As published in Landbou Weekblad Jan 2014
We are at odds with nature, excessive use of fossil fuels and western consumption levels makes it impossible for the rest of the world to follow pursuit and copy western lifestyle, especially if our resources are to be protected. And our resources are in dire need of protection. We cannot avoid protecting these more aggressively, which directly means either less consumption or leapfrog steps in innovation. I believe in innovation, but see it coming from unexpected angles.
Current conventional farming practices heavily rely on chemical product input, most of which are petrochemical based. Much research in the last decades and even more so in recent years has shown that these synthetic chemicals have a negative effect on soil health, livestock, human health and the environment. Conventional farming, not a likely solution enabled enough to deliver required increases in production to feed us by 2050, also has a huge impact on our carbon footprint.
We cannot lose time as we need solutions to our greenhouse gas emissions, disproportionate use of fertilizers, herbicides and weedicides, our growing middle class that demands more meat and all that, while our world populations is growing from 7bn to 9bn people in the next 30 years. This alone will require an agricultural output double our current production! And to make things worse, the majority of the world’s population is in oblivion of the problems and challenges we are faced with; especially in agriculture.
Further compounding the challenge, is Climate Change itself for agriculture. An increase in temperatures sees us with the problem of plants ripening faster, while seeds are not able to keep up with that accelerated growth, resulting in a reduction in yield. The Centre for Global Development quotes William Cline, in saying that this could result in a decline in yield of 10-15 percent by 2080, even with carbon fertilization (more carbon in the atmosphere increases plant growth). That is a long shot from a required doubling up of production to feed 9bn global citizens, with a strong growing middle class demanding more meat. But agriculture is also to blame, as a big culprit that creates 14-30% of a country’s carbon footprint.
Not all is bad, as we see farming practices on a strong move toward conservation agriculture and we need to continue driving this trend towards agro-ecology. Nature, within its own capacity and through healthy life cycles, from within healthy ecosystems, has an abundance of natural biochemicals that help each species within that environment to live, thrive, reproduce and survive. It has done so for over millennia. These biochemicals are intrinsically in tune with the surrounding environment, soil, climatic conditions and other living organisms; agro-ecology makes use of that.
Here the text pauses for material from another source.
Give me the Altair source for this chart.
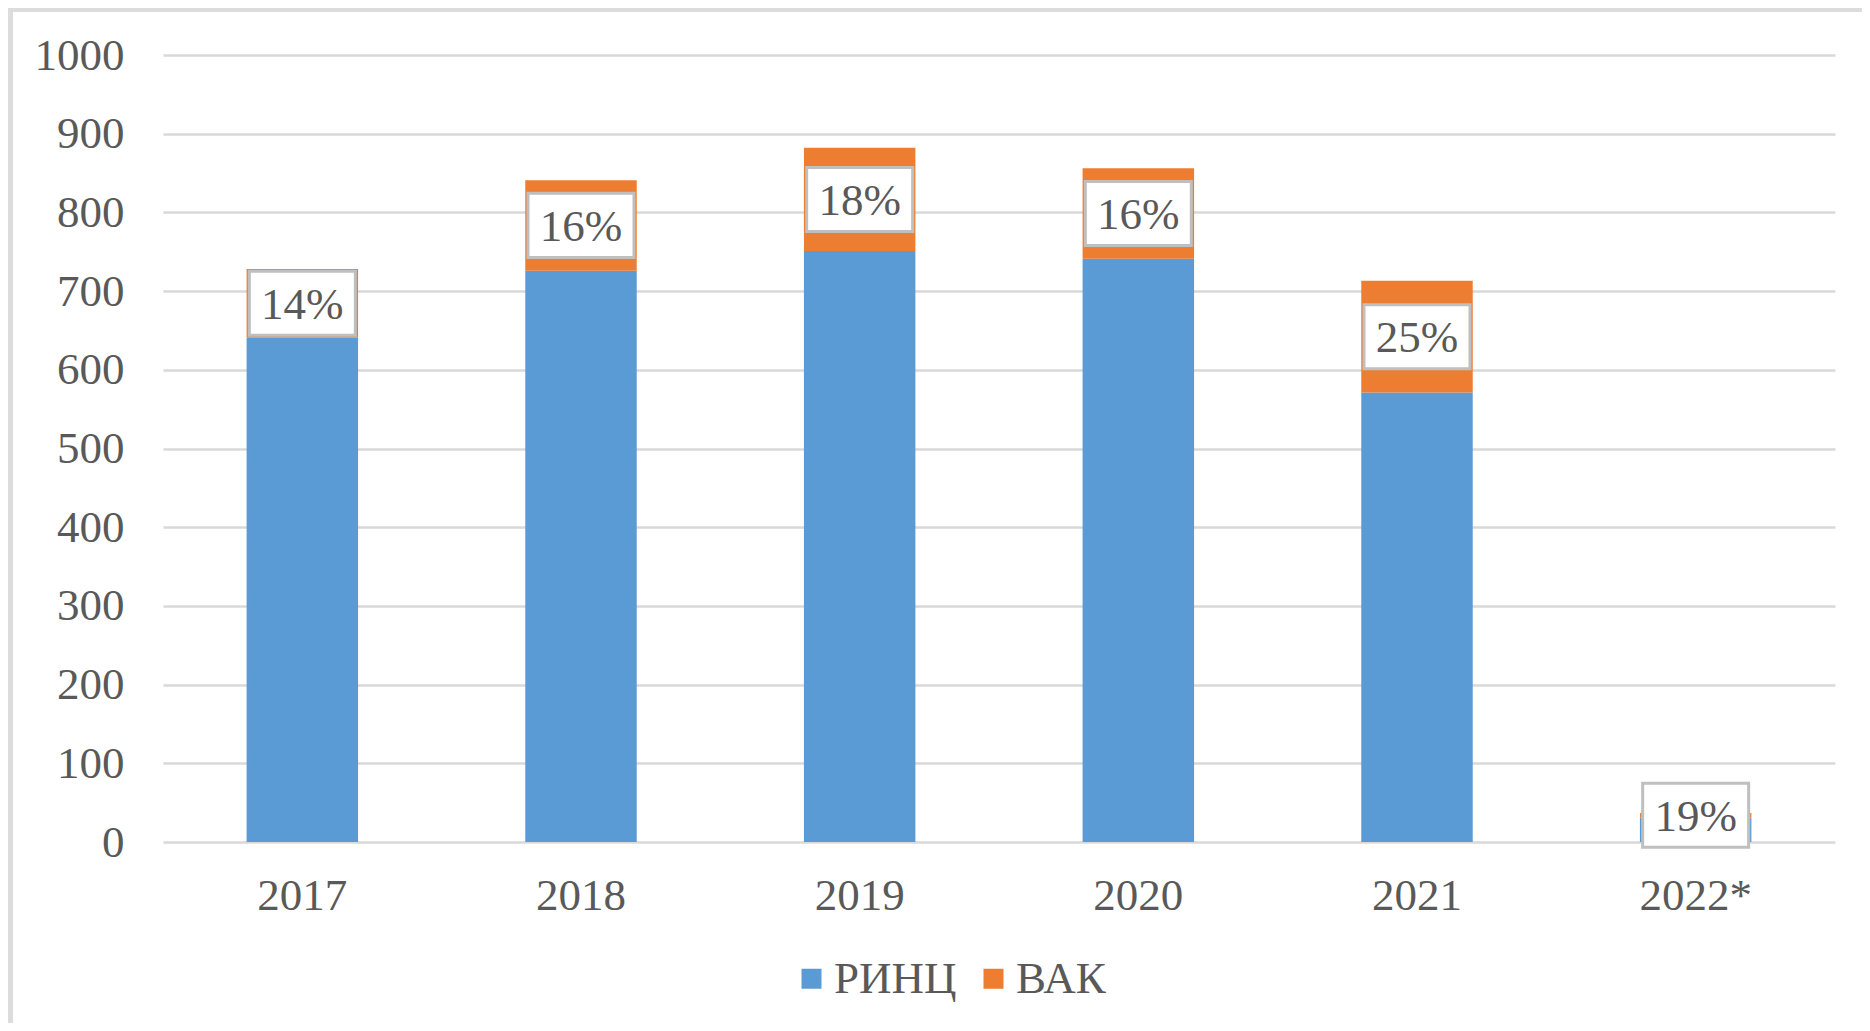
import altair as alt
import pandas as pd

years = ["2017", "2018", "2019", "2020", "2021", "2022*"]
rinc = [641, 726, 751, 741, 571, 31]
vak = [87, 115, 131, 115, 142, 6]
pct_labels = ["14%", "16%", "18%", "16%", "25%", "19%"]
series = ["РИНЦ", "ВАК"]
colors = ["#5b9bd5", "#ed7d31"]

rows = []
for y, r, v in zip(years, rinc, vak):
    rows.append({"year": y, "series": "РИНЦ", "value": r, "ord": 0})
    rows.append({"year": y, "series": "ВАК", "value": v, "ord": 1})
bars_df = pd.DataFrame(rows)

lab_df = pd.DataFrame({"year": years, "rinc": rinc, "vak": vak, "label": pct_labels})

FONT = "Liberation Serif"
TXT = "#595959"
W, H = 1672, 787
PL, PT, PR, PB = 155, 47, 27, 181

x_enc = alt.X("year:N", sort=years,
              scale=alt.Scale(paddingInner=0.6, paddingOuter=0.3),
              axis=alt.Axis(title=None, labelAngle=0, domain=False, ticks=False, grid=False,
                            labelFont=FONT, labelFontSize=45, labelColor=TXT,
                            labelBaseline="alphabetic", labelPadding=67))

bars = alt.Chart(bars_df).mark_bar().encode(
    x=x_enc,
    y=alt.Y("value:Q", stack="zero",
            scale=alt.Scale(domain=[0, 1000], nice=False),
            axis=alt.Axis(title=None, values=list(range(0, 1001, 100)), format="d",
                          domain=False, ticks=False, labelFont=FONT, labelFontSize=45,
                          labelColor=TXT, labelPadding=39, gridColor="#d9d9d9",
                          gridWidth=2.5)),
    color=alt.Color("series:N", scale=alt.Scale(domain=series, range=colors),
                    legend=alt.Legend(title=None, orient="none", direction="horizontal",
                                      legendX=626, legendY=901, symbolType="square",
                                      symbolSize=400, symbolStrokeWidth=0,
                                      labelFont=FONT, labelFontSize=45, labelColor=TXT,
                                      labelOffset=0, columnPadding=14, padding=0)),
    order=alt.Order("ord:Q"),
)

box_path = "M-1,-0.604L1,-0.604L1,0.604L-1,0.604Z"
boxes = alt.Chart(lab_df).transform_calculate(
    mid="datum.rinc + datum.vak / 2"
).mark_point(shape=box_path, size=106 * 106, filled=True, fill="white",
             stroke="#bfbfbf", strokeWidth=3, opacity=1).encode(
    x=alt.X("year:N", sort=years),
    y=alt.Y("mid:Q"),
)

texts = alt.Chart(lab_df).transform_calculate(
    mid="datum.rinc + datum.vak / 2"
).mark_text(font=FONT, fontSize=45, color=TXT, baseline="alphabetic", dy=15.5).encode(
    x=alt.X("year:N", sort=years),
    y=alt.Y("mid:Q"),
    text="label:N",
)

frame_df = pd.DataFrame({"k": [0]})
top_line = alt.Chart(frame_df).mark_rule(color="#dcdcdc", strokeWidth=4).encode(
    x=alt.value(-PL), x2=alt.value(W + PR), y=alt.value(2 - PT)
)
left_line = alt.Chart(frame_df).mark_rule(color="#dcdcdc", strokeWidth=5).encode(
    x=alt.value(2.5 - PL), y=alt.value(-PT), y2=alt.value(H + PB)
)

chart = alt.layer(bars, boxes, texts, top_line, left_line).properties(
    width=W, height=H,
    background="white",
    autosize=alt.AutoSizeParams(type="none"),
    padding={"left": PL, "top": PT, "right": PR, "bottom": PB},
).configure_view(stroke=None)

chart.save("out.html", embed_options={"renderer": "svg", "actions": False})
This technology and that of high tech hardware, have the ability to drive the necessary innovation in agriculture and to keep it on its path of continued production increase. I’m Wolfgang von Loeper and new to this column and have the honour to write about innovation and technology that can drive productivity. Most things in life are three-fold, Rudolph Steiner also saw the world governed by that rule, but, for me, and in the case of innovation and technology in agriculture, I see it being two-fold: First innovation from high tech and hardware and second innovation in physical farming practices and methods that can drive a sustainable intensification. In the next couple of months I’d like to take you through the notion of what innovation from these two angles can bring to the table for farmers.